The US government’s already enormous interest bill is about to get significantly worse. Rising Treasury yields, fueled by the escalating US-Iran conflict, could increase federal interest payments by tens of billions of dollars.

What’s Driving the Yield Spike

Brent crude has been oscillating between $80 and $100 per barrel as markets price in potential disruptions to the Strait of Hormuz, one of the world’s most critical oil chokepoints. Higher oil prices mean higher inflation expectations, and higher inflation expectations mean investors demand more yield to hold government debt.

The 10-year US Treasury yield has climbed to multi-month highs, trading between 4.4% and 4.58% across March to May. The 2-year yield jumped by over 0.5 percentage points during the most acute periods of conflict-related tension.

The Cost of $36 Trillion in Debt

The US has roughly $36 trillion in outstanding debt. Even modest increases in yield, when applied across that mountain of obligations as debt rolls over, translate into enormous additional costs. The conflict escalated around March 2, 2026, following strikes that killed Iran’s Supreme Leader, Ayatollah Ali Khamenei.

The Fed’s Shrinking Playbook

Before the conflict escalation, markets had been pricing in potential rate cuts as part of an eventual easing cycle. Those expectations are now fading fast. The inflationary pressures created by the conflict have effectively boxed the Federal Reserve in, removing one of the key tools that had been supporting risk appetite across financial markets.

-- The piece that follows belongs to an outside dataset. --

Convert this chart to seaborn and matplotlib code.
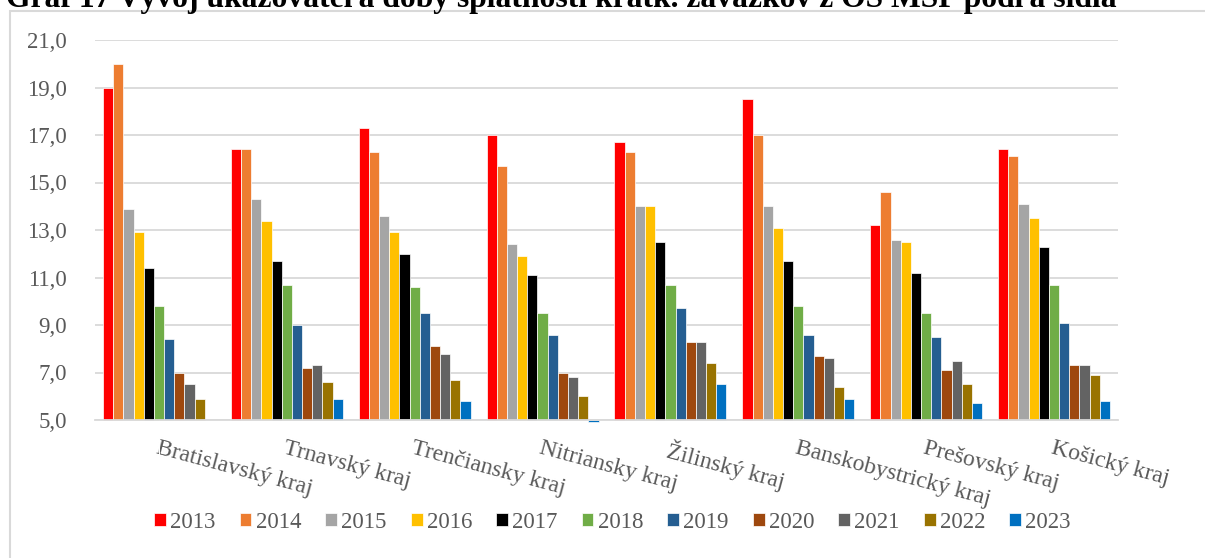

What This Means for Crypto Investors

Bitcoin has been trading in a range of approximately $68,000 to $77,000 during this period of geopolitical upheaval, caught between macro uncertainty pulling prices down and structural demand providing a floor. When yields rise sharply, risk assets tend to sell off as capital rotates toward the suddenly more attractive returns available in government bonds. Ethereum and other altcoins face a tougher setup, as these assets tend to amplify moves in broader market sentiment.